## START MATERIAL PROVIDED

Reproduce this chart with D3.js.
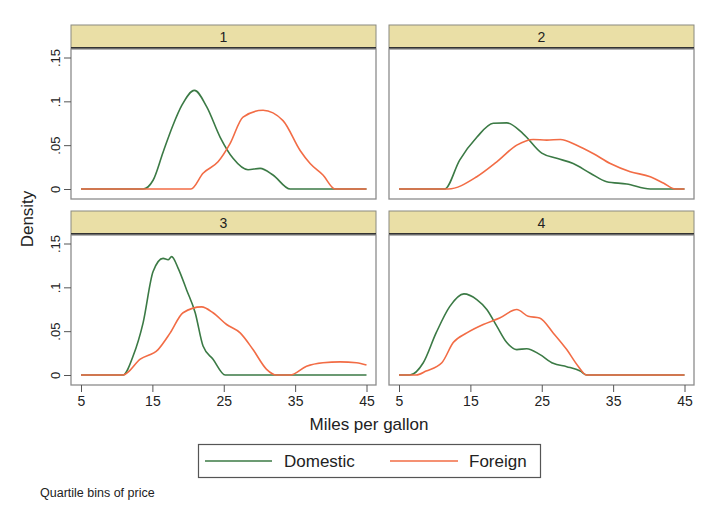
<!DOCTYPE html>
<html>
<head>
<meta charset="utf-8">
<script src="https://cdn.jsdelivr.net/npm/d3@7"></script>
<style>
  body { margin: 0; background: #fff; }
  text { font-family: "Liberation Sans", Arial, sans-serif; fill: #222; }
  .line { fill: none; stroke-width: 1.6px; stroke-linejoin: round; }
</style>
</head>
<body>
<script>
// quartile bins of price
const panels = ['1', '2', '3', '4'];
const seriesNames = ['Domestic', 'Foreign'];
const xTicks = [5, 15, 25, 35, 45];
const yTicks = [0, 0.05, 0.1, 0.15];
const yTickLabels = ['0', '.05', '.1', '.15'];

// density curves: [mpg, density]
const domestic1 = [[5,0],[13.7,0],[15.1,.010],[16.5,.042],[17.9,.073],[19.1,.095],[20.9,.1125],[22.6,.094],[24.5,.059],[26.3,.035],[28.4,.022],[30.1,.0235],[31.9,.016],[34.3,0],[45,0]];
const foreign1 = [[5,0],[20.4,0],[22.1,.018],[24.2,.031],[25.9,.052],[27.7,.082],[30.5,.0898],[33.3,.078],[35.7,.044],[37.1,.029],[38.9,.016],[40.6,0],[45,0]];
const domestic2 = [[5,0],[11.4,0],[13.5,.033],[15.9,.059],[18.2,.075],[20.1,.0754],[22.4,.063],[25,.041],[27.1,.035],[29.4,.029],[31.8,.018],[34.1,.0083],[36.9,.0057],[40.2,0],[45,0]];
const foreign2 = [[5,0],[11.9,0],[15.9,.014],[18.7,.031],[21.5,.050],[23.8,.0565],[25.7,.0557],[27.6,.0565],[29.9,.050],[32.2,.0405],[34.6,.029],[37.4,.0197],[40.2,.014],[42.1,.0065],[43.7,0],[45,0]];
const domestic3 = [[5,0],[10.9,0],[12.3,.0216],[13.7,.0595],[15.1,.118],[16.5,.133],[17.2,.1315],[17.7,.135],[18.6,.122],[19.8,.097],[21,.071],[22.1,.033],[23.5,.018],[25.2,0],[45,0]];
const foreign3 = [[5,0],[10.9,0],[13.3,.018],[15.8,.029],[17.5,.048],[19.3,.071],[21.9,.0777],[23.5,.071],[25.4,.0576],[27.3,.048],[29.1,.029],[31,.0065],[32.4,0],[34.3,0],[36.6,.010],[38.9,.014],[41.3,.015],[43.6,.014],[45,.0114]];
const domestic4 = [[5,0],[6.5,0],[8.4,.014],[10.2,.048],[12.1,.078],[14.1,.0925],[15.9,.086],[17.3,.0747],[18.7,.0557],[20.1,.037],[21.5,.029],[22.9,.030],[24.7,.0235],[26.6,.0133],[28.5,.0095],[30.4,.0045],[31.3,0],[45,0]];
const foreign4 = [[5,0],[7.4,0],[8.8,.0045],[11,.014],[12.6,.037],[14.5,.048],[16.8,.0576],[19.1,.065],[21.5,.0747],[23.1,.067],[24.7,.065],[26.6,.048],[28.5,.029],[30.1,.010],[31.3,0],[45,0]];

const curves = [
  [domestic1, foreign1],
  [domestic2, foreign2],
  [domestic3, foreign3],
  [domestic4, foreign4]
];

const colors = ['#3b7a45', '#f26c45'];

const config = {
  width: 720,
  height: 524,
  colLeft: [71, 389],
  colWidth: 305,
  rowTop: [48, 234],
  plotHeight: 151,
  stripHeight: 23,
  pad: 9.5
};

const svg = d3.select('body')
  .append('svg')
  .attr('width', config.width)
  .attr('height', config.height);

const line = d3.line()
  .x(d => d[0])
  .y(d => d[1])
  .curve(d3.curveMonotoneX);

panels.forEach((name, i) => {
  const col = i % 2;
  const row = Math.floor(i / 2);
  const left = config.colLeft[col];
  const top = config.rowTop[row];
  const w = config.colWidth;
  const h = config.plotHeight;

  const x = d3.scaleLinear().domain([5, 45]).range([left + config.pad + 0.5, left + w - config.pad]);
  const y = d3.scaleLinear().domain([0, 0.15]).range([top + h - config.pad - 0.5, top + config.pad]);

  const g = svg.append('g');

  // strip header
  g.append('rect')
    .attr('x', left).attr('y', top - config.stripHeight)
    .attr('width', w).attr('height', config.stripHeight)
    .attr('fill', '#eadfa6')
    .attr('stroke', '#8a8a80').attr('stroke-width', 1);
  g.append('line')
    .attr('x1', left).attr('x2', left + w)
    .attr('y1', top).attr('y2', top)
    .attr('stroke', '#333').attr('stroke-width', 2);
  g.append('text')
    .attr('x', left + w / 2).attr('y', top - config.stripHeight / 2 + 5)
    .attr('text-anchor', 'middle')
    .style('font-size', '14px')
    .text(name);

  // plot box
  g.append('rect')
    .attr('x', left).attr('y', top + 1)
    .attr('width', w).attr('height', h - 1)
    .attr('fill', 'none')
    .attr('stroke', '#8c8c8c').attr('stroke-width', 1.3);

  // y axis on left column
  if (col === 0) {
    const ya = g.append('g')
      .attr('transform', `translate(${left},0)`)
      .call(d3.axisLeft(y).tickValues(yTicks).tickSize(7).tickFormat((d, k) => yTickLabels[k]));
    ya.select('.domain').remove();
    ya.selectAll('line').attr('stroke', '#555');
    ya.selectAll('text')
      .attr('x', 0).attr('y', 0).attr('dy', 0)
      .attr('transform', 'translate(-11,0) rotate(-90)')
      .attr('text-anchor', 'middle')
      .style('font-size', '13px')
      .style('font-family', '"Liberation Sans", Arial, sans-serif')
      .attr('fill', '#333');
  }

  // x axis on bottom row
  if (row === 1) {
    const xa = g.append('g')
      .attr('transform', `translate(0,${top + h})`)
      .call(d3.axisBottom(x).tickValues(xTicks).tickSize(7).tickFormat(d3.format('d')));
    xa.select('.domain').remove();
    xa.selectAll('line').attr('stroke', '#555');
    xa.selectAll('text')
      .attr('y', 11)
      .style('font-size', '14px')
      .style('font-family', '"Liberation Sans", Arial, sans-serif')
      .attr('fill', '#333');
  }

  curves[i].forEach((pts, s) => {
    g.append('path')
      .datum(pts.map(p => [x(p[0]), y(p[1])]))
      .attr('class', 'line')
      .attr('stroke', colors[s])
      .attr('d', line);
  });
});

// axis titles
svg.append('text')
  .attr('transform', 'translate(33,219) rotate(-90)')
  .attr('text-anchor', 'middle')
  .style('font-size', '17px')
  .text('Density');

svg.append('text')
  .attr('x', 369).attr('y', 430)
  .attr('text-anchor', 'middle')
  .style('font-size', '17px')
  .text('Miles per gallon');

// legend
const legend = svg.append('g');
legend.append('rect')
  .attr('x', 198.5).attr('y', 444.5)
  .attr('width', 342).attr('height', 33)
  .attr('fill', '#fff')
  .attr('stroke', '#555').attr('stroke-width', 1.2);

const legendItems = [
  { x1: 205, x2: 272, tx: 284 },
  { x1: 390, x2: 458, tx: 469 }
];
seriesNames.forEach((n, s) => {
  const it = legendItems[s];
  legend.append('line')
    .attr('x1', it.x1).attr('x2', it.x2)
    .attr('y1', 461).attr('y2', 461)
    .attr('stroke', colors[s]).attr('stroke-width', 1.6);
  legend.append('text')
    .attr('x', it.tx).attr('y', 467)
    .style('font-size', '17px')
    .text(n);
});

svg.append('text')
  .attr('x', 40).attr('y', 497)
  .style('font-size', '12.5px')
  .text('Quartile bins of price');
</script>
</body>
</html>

## END MATERIAL PROVIDED

[SHORT TASK] Copy each line above precisely, dropping the pictures.

[TASK RESULT]
Reproduce this chart with D3.js.
<!DOCTYPE html>
<html>
<head>
<meta charset="utf-8">
<script src="https://cdn.jsdelivr.net/npm/d3@7"></script>
<style>
  body { margin: 0; background: #fff; }
  text { font-family: "Liberation Sans", Arial, sans-serif; fill: #222; }
  .line { fill: none; stroke-width: 1.6px; stroke-linejoin: round; }
</style>
</head>
<body>
<script>
// quartile bins of price
const panels = ['1', '2', '3', '4'];
const seriesNames = ['Domestic', 'Foreign'];
const xTicks = [5, 15, 25, 35, 45];
const yTicks = [0, 0.05, 0.1, 0.15];
const yTickLabels = ['0', '.05', '.1', '.15'];

// density curves: [mpg, density]
const domestic1 = [[5,0],[13.7,0],[15.1,.010],[16.5,.042],[17.9,.073],[19.1,.095],[20.9,.1125],[22.6,.094],[24.5,.059],[26.3,.035],[28.4,.022],[30.1,.0235],[31.9,.016],[34.3,0],[45,0]];
const foreign1 = [[5,0],[20.4,0],[22.1,.018],[24.2,.031],[25.9,.052],[27.7,.082],[30.5,.0898],[33.3,.078],[35.7,.044],[37.1,.029],[38.9,.016],[40.6,0],[45,0]];
const domestic2 = [[5,0],[11.4,0],[13.5,.033],[15.9,.059],[18.2,.075],[20.1,.0754],[22.4,.063],[25,.041],[27.1,.035],[29.4,.029],[31.8,.018],[34.1,.0083],[36.9,.0057],[40.2,0],[45,0]];
const foreign2 = [[5,0],[11.9,0],[15.9,.014],[18.7,.031],[21.5,.050],[23.8,.0565],[25.7,.0557],[27.6,.0565],[29.9,.050],[32.2,.0405],[34.6,.029],[37.4,.0197],[40.2,.014],[42.1,.0065],[43.7,0],[45,0]];
const domestic3 = [[5,0],[10.9,0],[12.3,.0216],[13.7,.0595],[15.1,.118],[16.5,.133],[17.2,.1315],[17.7,.135],[18.6,.122],[19.8,.097],[21,.071],[22.1,.033],[23.5,.018],[25.2,0],[45,0]];
const foreign3 = [[5,0],[10.9,0],[13.3,.018],[15.8,.029],[17.5,.048],[19.3,.071],[21.9,.0777],[23.5,.071],[25.4,.0576],[27.3,.048],[29.1,.029],[31,.0065],[32.4,0],[34.3,0],[36.6,.010],[38.9,.014],[41.3,.015],[43.6,.014],[45,.0114]];
const domestic4 = [[5,0],[6.5,0],[8.4,.014],[10.2,.048],[12.1,.078],[14.1,.0925],[15.9,.086],[17.3,.0747],[18.7,.0557],[20.1,.037],[21.5,.029],[22.9,.030],[24.7,.0235],[26.6,.0133],[28.5,.0095],[30.4,.0045],[31.3,0],[45,0]];
const foreign4 = [[5,0],[7.4,0],[8.8,.0045],[11,.014],[12.6,.037],[14.5,.048],[16.8,.0576],[19.1,.065],[21.5,.0747],[23.1,.067],[24.7,.065],[26.6,.048],[28.5,.029],[30.1,.010],[31.3,0],[45,0]];

const curves = [
  [domestic1, foreign1],
  [domestic2, foreign2],
  [domestic3, foreign3],
  [domestic4, foreign4]
];

const colors = ['#3b7a45', '#f26c45'];

const config = {
  width: 720,
  height: 524,
  colLeft: [71, 389],
  colWidth: 305,
  rowTop: [48, 234],
  plotHeight: 151,
  stripHeight: 23,
  pad: 9.5
};

const svg = d3.select('body')
  .append('svg')
  .attr('width', config.width)
  .attr('height', config.height);

const line = d3.line()
  .x(d => d[0])
  .y(d => d[1])
  .curve(d3.curveMonotoneX);

panels.forEach((name, i) => {
  const col = i % 2;
  const row = Math.floor(i / 2);
  const left = config.colLeft[col];
  const top = config.rowTop[row];
  const w = config.colWidth;
  const h = config.plotHeight;

  const x = d3.scaleLinear().domain([5, 45]).range([left + config.pad + 0.5, left + w - config.pad]);
  const y = d3.scaleLinear().domain([0, 0.15]).range([top + h - config.pad - 0.5, top + config.pad]);

  const g = svg.append('g');

  // strip header
  g.append('rect')
    .attr('x', left).attr('y', top - config.stripHeight)
    .attr('width', w).attr('height', config.stripHeight)
    .attr('fill', '#eadfa6')
    .attr('stroke', '#8a8a80').attr('stroke-width', 1);
  g.append('line')
    .attr('x1', left).attr('x2', left + w)
    .attr('y1', top).attr('y2', top)
    .attr('stroke', '#333').attr('stroke-width', 2);
  g.append('text')
    .attr('x', left + w / 2).attr('y', top - config.stripHeight / 2 + 5)
    .attr('text-anchor', 'middle')
    .style('font-size', '14px')
    .text(name);

  // plot box
  g.append('rect')
    .attr('x', left).attr('y', top + 1)
    .attr('width', w).attr('height', h - 1)
    .attr('fill', 'none')
    .attr('stroke', '#8c8c8c').attr('stroke-width', 1.3);

  // y axis on left column
  if (col === 0) {
    const ya = g.append('g')
      .attr('transform', `translate(${left},0)`)
      .call(d3.axisLeft(y).tickValues(yTicks).tickSize(7).tickFormat((d, k) => yTickLabels[k]));
    ya.select('.domain').remove();
    ya.selectAll('line').attr('stroke', '#555');
    ya.selectAll('text')
      .attr('x', 0).attr('y', 0).attr('dy', 0)
      .attr('transform', 'translate(-11,0) rotate(-90)')
      .attr('text-anchor', 'middle')
      .style('font-size', '13px')
      .style('font-family', '"Liberation Sans", Arial, sans-serif')
      .attr('fill', '#333');
  }

  // x axis on bottom row
  if (row === 1) {
    const xa = g.append('g')
      .attr('transform', `translate(0,${top + h})`)
      .call(d3.axisBottom(x).tickValues(xTicks).tickSize(7).tickFormat(d3.format('d')));
    xa.select('.domain').remove();
    xa.selectAll('line').attr('stroke', '#555');
    xa.selectAll('text')
      .attr('y', 11)
      .style('font-size', '14px')
      .style('font-family', '"Liberation Sans", Arial, sans-serif')
      .attr('fill', '#333');
  }

  curves[i].forEach((pts, s) => {
    g.append('path')
      .datum(pts.map(p => [x(p[0]), y(p[1])]))
      .attr('class', 'line')
      .attr('stroke', colors[s])
      .attr('d', line);
  });
});

// axis titles
svg.append('text')
  .attr('transform', 'translate(33,219) rotate(-90)')
  .attr('text-anchor', 'middle')
  .style('font-size', '17px')
  .text('Density');

svg.append('text')
  .attr('x', 369).attr('y', 430)
  .attr('text-anchor', 'middle')
  .style('font-size', '17px')
  .text('Miles per gallon');

// legend
const legend = svg.append('g');
legend.append('rect')
  .attr('x', 198.5).attr('y', 444.5)
  .attr('width', 342).attr('height', 33)
  .attr('fill', '#fff')
  .attr('stroke', '#555').attr('stroke-width', 1.2);

const legendItems = [
  { x1: 205, x2: 272, tx: 284 },
  { x1: 390, x2: 458, tx: 469 }
];
seriesNames.forEach((n, s) => {
  const it = legendItems[s];
  legend.append('line')
    .attr('x1', it.x1).attr('x2', it.x2)
    .attr('y1', 461).attr('y2', 461)
    .attr('stroke', colors[s]).attr('stroke-width', 1.6);
  legend.append('text')
    .attr('x', it.tx).attr('y', 467)
    .style('font-size', '17px')
    .text(n);
});

svg.append('text')
  .attr('x', 40).attr('y', 497)
  .style('font-size', '12.5px')
  .text('Quartile bins of price');
</script>
</body>
</html>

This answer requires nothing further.